__WHAT THE TASK REQUIRES__. Omit all pictures and transcribe only the lines in the entries below that run from the line with "Convert this diagram to TikZ code." through the line with "(0,0) rectangle (986,767);".

* Begin MATERIAL FOR THIS TASK *

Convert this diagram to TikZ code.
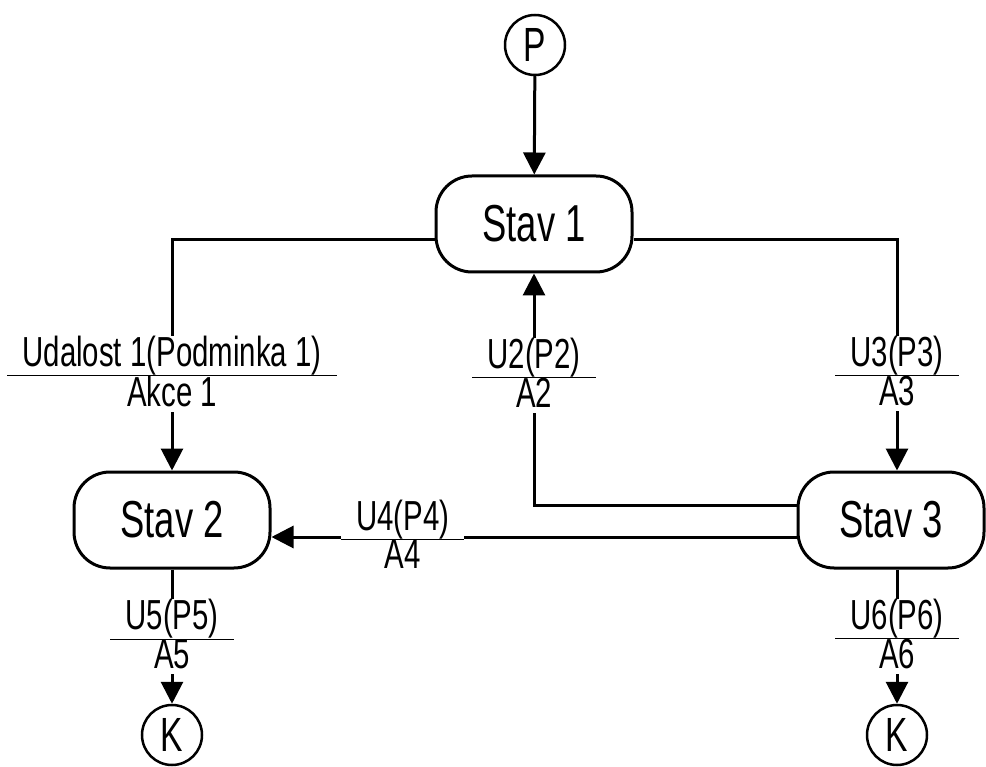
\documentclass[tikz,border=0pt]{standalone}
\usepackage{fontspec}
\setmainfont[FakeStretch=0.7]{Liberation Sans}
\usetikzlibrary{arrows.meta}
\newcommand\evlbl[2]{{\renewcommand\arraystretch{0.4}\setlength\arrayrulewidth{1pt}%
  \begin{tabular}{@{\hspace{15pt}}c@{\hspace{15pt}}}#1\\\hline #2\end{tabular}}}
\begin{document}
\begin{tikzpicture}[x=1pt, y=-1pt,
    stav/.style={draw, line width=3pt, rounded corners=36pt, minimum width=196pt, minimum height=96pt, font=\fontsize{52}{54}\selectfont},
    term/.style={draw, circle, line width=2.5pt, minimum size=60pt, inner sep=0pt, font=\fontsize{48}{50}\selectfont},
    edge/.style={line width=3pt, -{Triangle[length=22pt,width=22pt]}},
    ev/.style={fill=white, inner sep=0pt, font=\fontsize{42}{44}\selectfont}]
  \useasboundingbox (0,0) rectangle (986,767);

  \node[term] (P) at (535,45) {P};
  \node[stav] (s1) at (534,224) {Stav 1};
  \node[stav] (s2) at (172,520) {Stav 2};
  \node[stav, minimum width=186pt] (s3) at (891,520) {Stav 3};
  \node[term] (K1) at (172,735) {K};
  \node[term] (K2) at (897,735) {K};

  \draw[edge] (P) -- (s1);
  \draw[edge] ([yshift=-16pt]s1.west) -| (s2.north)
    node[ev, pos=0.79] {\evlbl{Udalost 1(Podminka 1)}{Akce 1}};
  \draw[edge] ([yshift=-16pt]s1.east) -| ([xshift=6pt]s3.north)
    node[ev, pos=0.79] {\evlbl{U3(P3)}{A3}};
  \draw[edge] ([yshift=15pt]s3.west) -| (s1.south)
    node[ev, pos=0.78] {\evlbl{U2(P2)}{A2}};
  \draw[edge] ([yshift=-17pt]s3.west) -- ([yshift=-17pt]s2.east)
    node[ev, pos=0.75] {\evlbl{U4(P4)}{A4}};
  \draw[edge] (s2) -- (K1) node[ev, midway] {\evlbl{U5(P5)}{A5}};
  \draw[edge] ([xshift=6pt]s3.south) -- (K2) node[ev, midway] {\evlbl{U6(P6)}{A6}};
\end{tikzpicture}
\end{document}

* End MATERIAL FOR THIS TASK *
* Begin MATERIAL FOR THIS TASK *

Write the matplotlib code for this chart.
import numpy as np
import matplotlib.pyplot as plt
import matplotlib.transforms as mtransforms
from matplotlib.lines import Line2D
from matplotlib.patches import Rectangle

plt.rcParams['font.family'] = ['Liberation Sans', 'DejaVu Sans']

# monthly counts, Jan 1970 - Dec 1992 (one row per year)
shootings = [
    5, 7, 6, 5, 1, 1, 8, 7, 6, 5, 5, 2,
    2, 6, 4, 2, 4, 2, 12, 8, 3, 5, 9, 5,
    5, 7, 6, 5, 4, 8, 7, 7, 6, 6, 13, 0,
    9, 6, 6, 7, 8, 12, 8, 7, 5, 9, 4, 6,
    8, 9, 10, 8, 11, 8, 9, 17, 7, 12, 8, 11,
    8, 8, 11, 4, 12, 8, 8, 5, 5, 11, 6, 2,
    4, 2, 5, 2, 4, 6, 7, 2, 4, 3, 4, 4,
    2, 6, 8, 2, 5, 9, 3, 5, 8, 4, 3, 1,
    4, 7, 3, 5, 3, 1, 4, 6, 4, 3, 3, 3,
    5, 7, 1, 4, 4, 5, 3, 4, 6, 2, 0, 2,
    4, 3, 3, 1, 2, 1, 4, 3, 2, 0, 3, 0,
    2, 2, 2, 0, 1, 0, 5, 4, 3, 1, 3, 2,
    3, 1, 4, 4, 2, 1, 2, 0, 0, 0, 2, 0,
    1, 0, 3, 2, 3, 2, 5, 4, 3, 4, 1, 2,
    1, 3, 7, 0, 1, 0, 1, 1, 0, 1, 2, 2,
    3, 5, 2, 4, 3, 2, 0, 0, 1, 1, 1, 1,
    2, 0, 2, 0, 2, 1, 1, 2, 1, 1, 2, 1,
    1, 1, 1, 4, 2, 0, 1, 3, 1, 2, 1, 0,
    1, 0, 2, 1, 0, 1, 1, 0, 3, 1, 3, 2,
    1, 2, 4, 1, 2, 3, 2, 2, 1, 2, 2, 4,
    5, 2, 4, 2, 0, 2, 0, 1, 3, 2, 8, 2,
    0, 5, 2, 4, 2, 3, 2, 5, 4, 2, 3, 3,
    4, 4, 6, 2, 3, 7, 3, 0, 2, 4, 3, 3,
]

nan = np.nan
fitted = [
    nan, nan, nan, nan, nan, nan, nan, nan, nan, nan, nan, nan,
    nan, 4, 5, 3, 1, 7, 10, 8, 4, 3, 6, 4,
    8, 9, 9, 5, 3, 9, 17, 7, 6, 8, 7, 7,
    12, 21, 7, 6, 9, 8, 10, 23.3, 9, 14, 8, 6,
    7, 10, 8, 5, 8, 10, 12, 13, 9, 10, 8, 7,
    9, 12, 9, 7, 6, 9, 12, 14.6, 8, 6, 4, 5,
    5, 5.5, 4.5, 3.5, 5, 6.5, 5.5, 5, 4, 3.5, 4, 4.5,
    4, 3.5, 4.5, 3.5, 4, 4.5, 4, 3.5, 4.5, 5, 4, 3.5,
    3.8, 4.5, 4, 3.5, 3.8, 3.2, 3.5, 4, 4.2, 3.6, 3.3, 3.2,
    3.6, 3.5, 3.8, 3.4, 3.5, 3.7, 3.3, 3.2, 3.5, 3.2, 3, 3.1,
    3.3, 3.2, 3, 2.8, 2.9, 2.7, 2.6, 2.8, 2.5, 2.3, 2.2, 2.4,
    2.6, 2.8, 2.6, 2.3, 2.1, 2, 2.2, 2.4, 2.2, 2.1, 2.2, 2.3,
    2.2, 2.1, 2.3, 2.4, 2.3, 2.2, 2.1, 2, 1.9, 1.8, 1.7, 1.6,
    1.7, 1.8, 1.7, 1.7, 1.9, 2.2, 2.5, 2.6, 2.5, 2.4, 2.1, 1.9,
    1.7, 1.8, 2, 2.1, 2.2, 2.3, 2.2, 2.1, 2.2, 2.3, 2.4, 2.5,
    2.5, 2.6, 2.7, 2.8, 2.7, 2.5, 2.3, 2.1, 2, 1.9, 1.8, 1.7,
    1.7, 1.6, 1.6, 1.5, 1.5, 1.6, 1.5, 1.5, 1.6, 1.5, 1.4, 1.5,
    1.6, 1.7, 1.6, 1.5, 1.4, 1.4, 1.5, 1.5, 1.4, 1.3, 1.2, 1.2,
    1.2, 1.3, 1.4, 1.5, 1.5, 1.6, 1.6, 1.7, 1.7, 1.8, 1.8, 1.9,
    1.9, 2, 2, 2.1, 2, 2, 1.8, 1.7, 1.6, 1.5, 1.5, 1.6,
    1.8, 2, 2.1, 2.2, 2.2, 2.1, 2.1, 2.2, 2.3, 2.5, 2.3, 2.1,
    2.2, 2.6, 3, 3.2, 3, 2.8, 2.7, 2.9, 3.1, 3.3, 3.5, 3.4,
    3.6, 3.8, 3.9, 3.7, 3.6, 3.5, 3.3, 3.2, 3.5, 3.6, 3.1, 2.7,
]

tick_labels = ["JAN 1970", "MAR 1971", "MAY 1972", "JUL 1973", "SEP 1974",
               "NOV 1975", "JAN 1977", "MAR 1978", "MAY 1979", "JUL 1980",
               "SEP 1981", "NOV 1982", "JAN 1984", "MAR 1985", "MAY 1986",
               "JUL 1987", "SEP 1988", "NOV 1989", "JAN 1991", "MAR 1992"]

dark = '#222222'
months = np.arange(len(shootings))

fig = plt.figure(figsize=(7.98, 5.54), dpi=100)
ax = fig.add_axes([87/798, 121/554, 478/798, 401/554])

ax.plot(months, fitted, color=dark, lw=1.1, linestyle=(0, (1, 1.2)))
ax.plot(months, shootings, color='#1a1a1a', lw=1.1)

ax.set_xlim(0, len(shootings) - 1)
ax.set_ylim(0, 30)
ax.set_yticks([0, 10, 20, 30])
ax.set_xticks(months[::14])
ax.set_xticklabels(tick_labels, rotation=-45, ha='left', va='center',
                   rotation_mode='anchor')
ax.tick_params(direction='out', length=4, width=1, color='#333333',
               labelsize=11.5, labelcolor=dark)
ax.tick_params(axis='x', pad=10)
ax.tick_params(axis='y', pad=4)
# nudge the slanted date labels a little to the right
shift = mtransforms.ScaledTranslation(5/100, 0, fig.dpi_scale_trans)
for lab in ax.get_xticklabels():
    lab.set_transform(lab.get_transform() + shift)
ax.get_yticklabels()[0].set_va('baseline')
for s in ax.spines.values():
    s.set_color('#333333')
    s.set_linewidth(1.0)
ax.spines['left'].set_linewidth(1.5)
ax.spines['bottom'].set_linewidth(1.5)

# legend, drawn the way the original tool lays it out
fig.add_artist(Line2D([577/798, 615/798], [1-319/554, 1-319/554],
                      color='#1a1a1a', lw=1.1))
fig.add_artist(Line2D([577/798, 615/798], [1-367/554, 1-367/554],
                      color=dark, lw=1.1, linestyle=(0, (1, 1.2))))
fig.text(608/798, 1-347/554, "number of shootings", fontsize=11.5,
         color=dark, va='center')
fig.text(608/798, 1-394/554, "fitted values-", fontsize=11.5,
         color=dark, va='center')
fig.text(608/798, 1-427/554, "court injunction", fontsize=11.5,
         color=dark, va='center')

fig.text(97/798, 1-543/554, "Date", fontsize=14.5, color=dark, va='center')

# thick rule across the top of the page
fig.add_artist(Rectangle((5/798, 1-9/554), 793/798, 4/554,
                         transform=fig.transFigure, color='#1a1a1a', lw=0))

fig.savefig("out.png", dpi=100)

* End MATERIAL FOR THIS TASK *

__ANSWER TO THIS TASK__.
Convert this diagram to TikZ code.
\documentclass[tikz,border=0pt]{standalone}
\usepackage{fontspec}
\setmainfont[FakeStretch=0.7]{Liberation Sans}
\usetikzlibrary{arrows.meta}
\newcommand\evlbl[2]{{\renewcommand\arraystretch{0.4}\setlength\arrayrulewidth{1pt}%
  \begin{tabular}{@{\hspace{15pt}}c@{\hspace{15pt}}}#1\\\hline #2\end{tabular}}}
\begin{document}
\begin{tikzpicture}[x=1pt, y=-1pt,
    stav/.style={draw, line width=3pt, rounded corners=36pt, minimum width=196pt, minimum height=96pt, font=\fontsize{52}{54}\selectfont},
    term/.style={draw, circle, line width=2.5pt, minimum size=60pt, inner sep=0pt, font=\fontsize{48}{50}\selectfont},
    edge/.style={line width=3pt, -{Triangle[length=22pt,width=22pt]}},
    ev/.style={fill=white, inner sep=0pt, font=\fontsize{42}{44}\selectfont}]
  \useasboundingbox (0,0) rectangle (986,767);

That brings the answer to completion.